German inflation accelerated more than economists forecast in August on higher energy costs.
The inflation rate, calculated using a harmonized European Union method, rose to 2.2 percent from 1.9 percent in July, the Federal Statistics Office in Wiesbaden said today. That’s the first increase since February. Economists forecast a gain to 2 percent, the median of 22 estimates in a Bloomberg News survey shows. In the month, consumer prices rose 0.3 percent.
Oil prices have surged about 25 percent since the end of June as storms in the Gulf of Mexico crimped output. At the same time, the European Central Bank predicts that euro-area inflation will slow to below its 2 percent limit next year and is easing monetary policy to fight the region’s debt crisis.

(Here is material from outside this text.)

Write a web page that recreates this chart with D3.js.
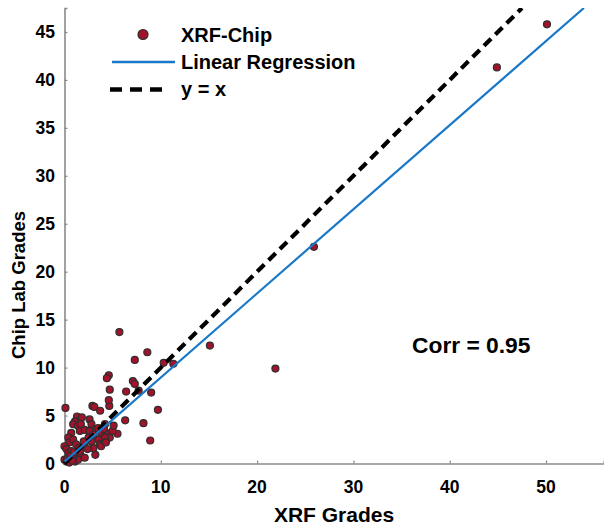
<!DOCTYPE html>
<html>
<head>
<meta charset="utf-8">
<script src="https://cdn.jsdelivr.net/npm/d3@7"></script>
<style>
html,body{margin:0;padding:0;background:#fff;}
svg text{font-family:"Liberation Sans",Arial,sans-serif;font-weight:bold;fill:#000;}
</style>
</head>
<body>
<svg id="chart" width="604" height="528"></svg>
<script>
// ---- data ----
const xrfGrades = [5.7,8.6,7.3,10.3,11.3,4.6,4.4,7.1,7.3,4.7,6.4,7.7,9.0,0.1,2.9,3.1,3.7,4.65,4.6,6.3,8.2,9.7,8.9,3.2,
  1.3,1.8,1.1,0.9,1.4,1.7,2.6,2.8,3.1,1.6,2.1,2.6,3.5,4.2,3.8,4.3,4.7,4.2,3.5,3.65,2.8,3.0,2.1,1.9,2.4,
  0.7,0.4,0.5,0.9,1.2,0.0,0.2,0.4,0.7,1.1,1.4,1.7,0.0,0.2,0.5,1.1,1.4,0.9,2.1,3.8,4.3,5.5,5.0,5.1,4.1,
  0.3,0.6,1.0,1.5,2.0,2.5,3.0,0.8,1.6,
  15.1,21.9,25.9,44.9,50.1];
const chipGrades = [13.7,11.6,10.8,10.5,10.4,9.2,8.9,8.6,8.3,7.7,7.5,7.6,7.4,5.8,6.0,5.9,5.5,6.0,6.6,4.5,4.2,5.6,2.4,0.9,
  4.9,4.8,4.4,4.1,3.9,4.1,4.6,4.1,3.5,3.4,3.5,3.4,3.7,4.1,3.2,3.2,2.7,2.7,2.5,2.0,2.3,1.6,2.2,1.8,1.5,
  3.2,2.7,2.2,2.5,2.0,1.8,1.5,1.1,1.3,0.9,1.1,0.8,0.4,0.2,0.1,0.2,0.4,0.5,0.6,1.8,2.2,3.1,3.4,3.95,3.6,
  0.5,0.8,1.2,1.6,2.3,2.7,3.0,0.3,1.3,
  12.3,9.9,22.6,41.3,45.8];
const regression = [0.2, 0.877]; // intercept, slope
const xTicks = [0,10,20,30,40,50];
const yTicks = [0,5,10,15,20,25,30,35,40,45];
const legendLabels = ["XRF-Chip","Linear Regression","y = x"];
const corrLabel = "Corr = 0.95";
const xTitle = "XRF Grades", yTitle = "Chip Lab Grades";

// ---- layout ----
const svg = d3.select("#chart");
const x = d3.scaleLinear().domain([0,56]).range([64.5,603.8]);
const y = d3.scaleLinear().domain([0,47.5]).range([463.5,8]);
const xMax = 56, yMax = 47.5;

const defs = svg.append("defs");
defs.append("clipPath").attr("id","clip").append("rect")
  .attr("x",x(0)-5).attr("y",y(yMax)).attr("width",x(xMax)-x(0)+5).attr("height",y(0)-y(yMax)+5);

// axes
const axisColor = "#8a8a8a";
const xAxis = svg.append("g").attr("transform",`translate(0,${y(0)})`)
  .call(d3.axisBottom(x).tickValues(xTicks).tickSize(-3).tickFormat(""));
const yAxis = svg.append("g").attr("transform",`translate(${x(0)},0)`)
  .call(d3.axisLeft(y).tickValues(yTicks).tickSize(-3).tickFormat(""));
[xAxis,yAxis].forEach(g=>{
  g.select(".domain").attr("stroke",axisColor).attr("stroke-width",1.6);
  g.selectAll(".tick line").attr("stroke",axisColor).attr("stroke-width",1.2);
});

svg.append("g").selectAll("text").data(xTicks).join("text")
  .attr("x",d=>x(d)).attr("y",493).attr("text-anchor","middle")
  .style("font-size","17.5px").text(d=>d);
svg.append("g").selectAll("text").data(yTicks).join("text")
  .attr("x",55).attr("y",d=>y(d)+6.3).attr("text-anchor","end")
  .style("font-size","17.5px").text(d=>d);

svg.append("text").attr("x",334).attr("y",522).attr("text-anchor","middle")
  .style("font-size","21px").text(xTitle);
svg.append("text").attr("transform","translate(25,285) rotate(-90)").attr("text-anchor","middle")
  .style("font-size","18.5px").text(yTitle);

// points
const pts = xrfGrades.map((d,i)=>({x:d,y:chipGrades[i]}));
const plot = svg.append("g").attr("clip-path","url(#clip)");
plot.selectAll("circle").data(pts).join("circle")
  .attr("cx",d=>x(d.x)).attr("cy",d=>y(d.y)).attr("r",3.5)
  .attr("fill","#a3122b").attr("stroke","#2e2e2e").attr("stroke-width",1.2);

// y = x
const line = d3.line().x(d=>x(d[0])).y(d=>y(d[1]));
plot.append("path").datum([[0,0],[yMax,yMax]]).attr("d",line)
  .attr("fill","none").attr("stroke","#000").attr("stroke-width",4.2)
  .attr("stroke-dasharray","10,6");
// regression
const xEnd = (yMax-regression[0])/regression[1];
plot.append("path").datum([[0,regression[0]],[xEnd,yMax]]).attr("d",line)
  .attr("fill","none").attr("stroke","#1a78c8").attr("stroke-width",2.2);

// legend
const lg = svg.append("g");
lg.append("circle").attr("cx",143).attr("cy",34.5).attr("r",5)
  .attr("fill","#a3122b").attr("stroke","#2e2e2e").attr("stroke-width",1.2);
lg.append("line").attr("x1",112).attr("x2",175).attr("y1",62).attr("y2",62)
  .attr("stroke","#1a78c8").attr("stroke-width",2.6);
lg.append("line").attr("x1",110).attr("x2",168).attr("y1",89.5).attr("y2",89.5)
  .attr("stroke","#000").attr("stroke-width",4.5).attr("stroke-dasharray","12,8");
lg.selectAll("text").data(legendLabels).join("text")
  .attr("x",181).attr("y",(d,i)=>41.5+i*27.2).style("font-size","20px").text(d=>d);

svg.append("text").attr("x",412).attr("y",353).style("font-size","22.8px").text(corrLabel);
</script>
</body>
</html>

“Energy costs in July rose faster than expected, which is the main reason for the higher inflation,” said Heinrich Bayer, an economist at Deutsche Postbank AG in Bonn. “I assume that Germany has seen its low point in inflation for this year. We better get ready for rates of above 2 percent in the months to come.”
Germany’s non-harmonized inflation rate rose to 2 percent in August from 1.7 percent in July, the statistics office said. The main reasons for the increase were higher fuel and heating oil costs, it said.
In Bavaria, heating oil prices gained 2.1 percent from July and were 13.6 percent higher than a year ago, the state’s statistics office said earlier today.
Economists predict euro-area inflation will accelerate to 2.5 percent in August from 2.4 percent in July, according to the median of 31 estimates in a separate Bloomberg survey. Eurostat, the European Union’s statistics office, will publish that report on Aug. 31.